(Data entries)
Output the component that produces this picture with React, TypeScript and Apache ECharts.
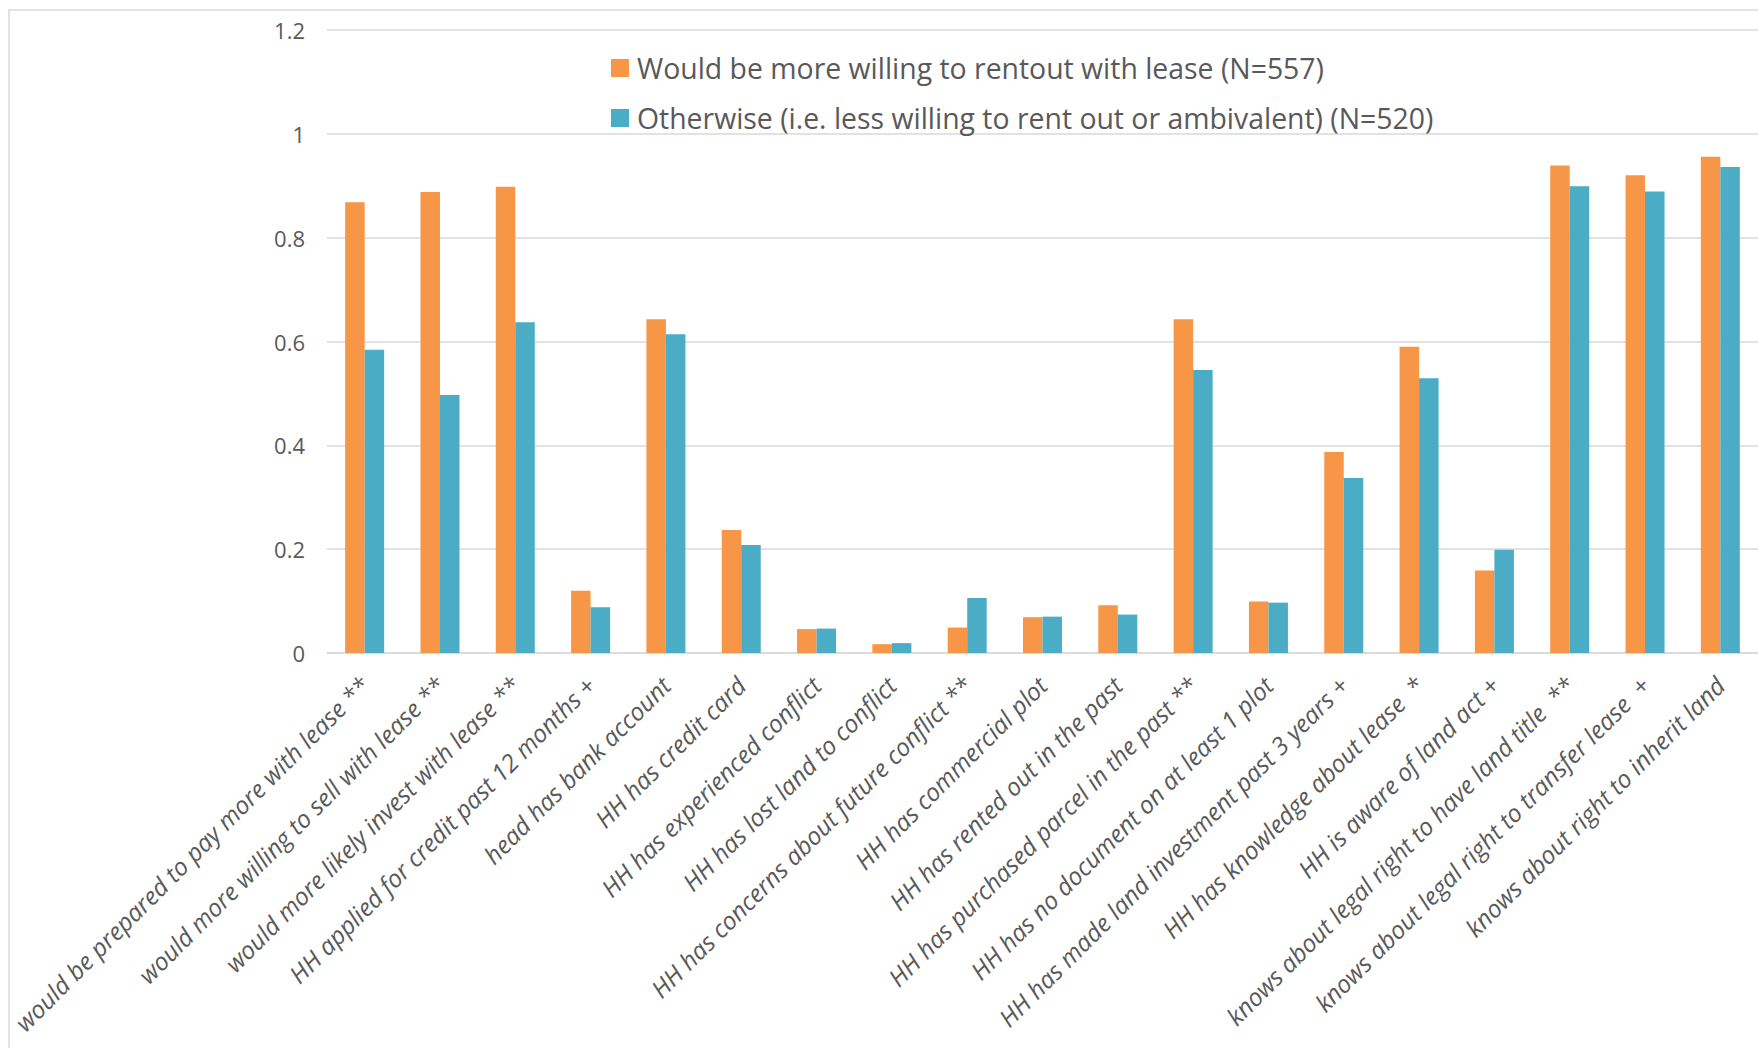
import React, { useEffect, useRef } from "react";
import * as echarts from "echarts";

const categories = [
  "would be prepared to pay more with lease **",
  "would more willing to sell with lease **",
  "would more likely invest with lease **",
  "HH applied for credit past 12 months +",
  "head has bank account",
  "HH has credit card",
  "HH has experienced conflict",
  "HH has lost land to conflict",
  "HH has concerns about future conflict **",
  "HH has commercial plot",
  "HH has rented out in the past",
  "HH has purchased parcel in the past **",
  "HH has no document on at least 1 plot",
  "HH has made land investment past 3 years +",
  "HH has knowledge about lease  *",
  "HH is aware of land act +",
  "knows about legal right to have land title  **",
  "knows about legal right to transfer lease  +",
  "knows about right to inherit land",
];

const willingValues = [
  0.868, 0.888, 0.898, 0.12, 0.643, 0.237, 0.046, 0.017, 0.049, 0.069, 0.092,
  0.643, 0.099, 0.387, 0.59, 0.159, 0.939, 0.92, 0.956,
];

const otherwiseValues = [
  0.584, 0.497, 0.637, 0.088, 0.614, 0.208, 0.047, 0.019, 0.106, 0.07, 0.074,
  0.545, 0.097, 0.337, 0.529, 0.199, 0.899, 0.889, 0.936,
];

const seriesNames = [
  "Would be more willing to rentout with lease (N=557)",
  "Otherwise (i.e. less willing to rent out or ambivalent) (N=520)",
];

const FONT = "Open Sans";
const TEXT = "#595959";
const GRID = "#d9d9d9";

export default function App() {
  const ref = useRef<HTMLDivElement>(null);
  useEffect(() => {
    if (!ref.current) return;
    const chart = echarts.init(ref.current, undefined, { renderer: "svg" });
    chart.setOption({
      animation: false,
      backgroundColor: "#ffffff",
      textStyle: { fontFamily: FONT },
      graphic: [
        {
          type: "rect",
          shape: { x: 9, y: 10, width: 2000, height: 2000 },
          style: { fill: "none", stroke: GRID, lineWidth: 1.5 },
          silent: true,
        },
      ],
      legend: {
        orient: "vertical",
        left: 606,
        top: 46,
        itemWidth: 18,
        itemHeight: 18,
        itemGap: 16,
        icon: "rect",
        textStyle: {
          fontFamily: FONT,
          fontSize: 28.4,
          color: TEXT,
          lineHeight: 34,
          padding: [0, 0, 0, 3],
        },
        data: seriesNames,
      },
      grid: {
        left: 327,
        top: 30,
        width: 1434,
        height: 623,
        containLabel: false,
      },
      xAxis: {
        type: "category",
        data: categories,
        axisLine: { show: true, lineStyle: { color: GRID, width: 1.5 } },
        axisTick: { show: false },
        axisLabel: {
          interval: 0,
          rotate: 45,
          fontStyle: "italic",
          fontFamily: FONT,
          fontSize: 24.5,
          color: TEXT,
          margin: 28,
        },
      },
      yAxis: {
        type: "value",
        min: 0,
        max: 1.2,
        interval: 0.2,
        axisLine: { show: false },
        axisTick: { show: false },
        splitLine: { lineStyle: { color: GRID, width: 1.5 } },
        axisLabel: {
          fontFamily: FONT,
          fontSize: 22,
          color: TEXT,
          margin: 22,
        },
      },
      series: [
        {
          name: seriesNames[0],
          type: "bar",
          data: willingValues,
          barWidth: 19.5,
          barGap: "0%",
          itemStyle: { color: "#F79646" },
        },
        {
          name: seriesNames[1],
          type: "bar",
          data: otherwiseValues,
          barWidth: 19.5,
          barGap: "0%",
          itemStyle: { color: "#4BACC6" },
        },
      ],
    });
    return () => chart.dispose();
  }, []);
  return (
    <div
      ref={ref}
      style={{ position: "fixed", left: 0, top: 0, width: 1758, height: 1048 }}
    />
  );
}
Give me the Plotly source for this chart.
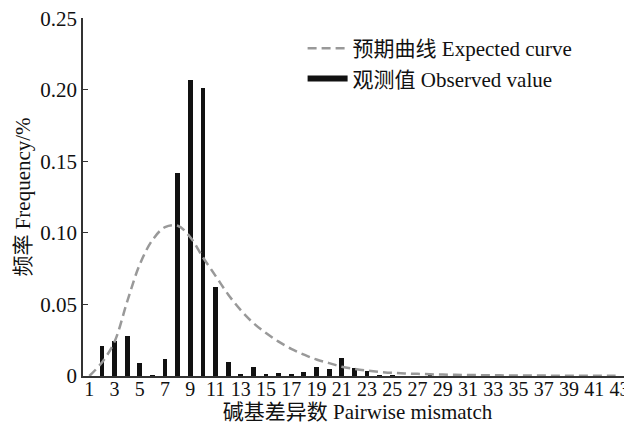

Goal — Pictures in the records must not appear in the copy; transcribe everything else precisely.

Response for this exercise —
Output the component that produces this picture with React, TypeScript and Apache ECharts.
import React, { useEffect, useRef } from "react";
import * as echarts from "echarts";

const categories = [
  "would be prepared to pay more with lease **",
  "would more willing to sell with lease **",
  "would more likely invest with lease **",
  "HH applied for credit past 12 months +",
  "head has bank account",
  "HH has credit card",
  "HH has experienced conflict",
  "HH has lost land to conflict",
  "HH has concerns about future conflict **",
  "HH has commercial plot",
  "HH has rented out in the past",
  "HH has purchased parcel in the past **",
  "HH has no document on at least 1 plot",
  "HH has made land investment past 3 years +",
  "HH has knowledge about lease  *",
  "HH is aware of land act +",
  "knows about legal right to have land title  **",
  "knows about legal right to transfer lease  +",
  "knows about right to inherit land",
];

const willingValues = [
  0.868, 0.888, 0.898, 0.12, 0.643, 0.237, 0.046, 0.017, 0.049, 0.069, 0.092,
  0.643, 0.099, 0.387, 0.59, 0.159, 0.939, 0.92, 0.956,
];

const otherwiseValues = [
  0.584, 0.497, 0.637, 0.088, 0.614, 0.208, 0.047, 0.019, 0.106, 0.07, 0.074,
  0.545, 0.097, 0.337, 0.529, 0.199, 0.899, 0.889, 0.936,
];

const seriesNames = [
  "Would be more willing to rentout with lease (N=557)",
  "Otherwise (i.e. less willing to rent out or ambivalent) (N=520)",
];

const FONT = "Open Sans";
const TEXT = "#595959";
const GRID = "#d9d9d9";

export default function App() {
  const ref = useRef<HTMLDivElement>(null);
  useEffect(() => {
    if (!ref.current) return;
    const chart = echarts.init(ref.current, undefined, { renderer: "svg" });
    chart.setOption({
      animation: false,
      backgroundColor: "#ffffff",
      textStyle: { fontFamily: FONT },
      graphic: [
        {
          type: "rect",
          shape: { x: 9, y: 10, width: 2000, height: 2000 },
          style: { fill: "none", stroke: GRID, lineWidth: 1.5 },
          silent: true,
        },
      ],
      legend: {
        orient: "vertical",
        left: 606,
        top: 46,
        itemWidth: 18,
        itemHeight: 18,
        itemGap: 16,
        icon: "rect",
        textStyle: {
          fontFamily: FONT,
          fontSize: 28.4,
          color: TEXT,
          lineHeight: 34,
          padding: [0, 0, 0, 3],
        },
        data: seriesNames,
      },
      grid: {
        left: 327,
        top: 30,
        width: 1434,
        height: 623,
        containLabel: false,
      },
      xAxis: {
        type: "category",
        data: categories,
        axisLine: { show: true, lineStyle: { color: GRID, width: 1.5 } },
        axisTick: { show: false },
        axisLabel: {
          interval: 0,
          rotate: 45,
          fontStyle: "italic",
          fontFamily: FONT,
          fontSize: 24.5,
          color: TEXT,
          margin: 28,
        },
      },
      yAxis: {
        type: "value",
        min: 0,
        max: 1.2,
        interval: 0.2,
        axisLine: { show: false },
        axisTick: { show: false },
        splitLine: { lineStyle: { color: GRID, width: 1.5 } },
        axisLabel: {
          fontFamily: FONT,
          fontSize: 22,
          color: TEXT,
          margin: 22,
        },
      },
      series: [
        {
          name: seriesNames[0],
          type: "bar",
          data: willingValues,
          barWidth: 19.5,
          barGap: "0%",
          itemStyle: { color: "#F79646" },
        },
        {
          name: seriesNames[1],
          type: "bar",
          data: otherwiseValues,
          barWidth: 19.5,
          barGap: "0%",
          itemStyle: { color: "#4BACC6" },
        },
      ],
    });
    return () => chart.dispose();
  }, []);
  return (
    <div
      ref={ref}
      style={{ position: "fixed", left: 0, top: 0, width: 1758, height: 1048 }}
    />
  );
}
Give me the Plotly source for this chart.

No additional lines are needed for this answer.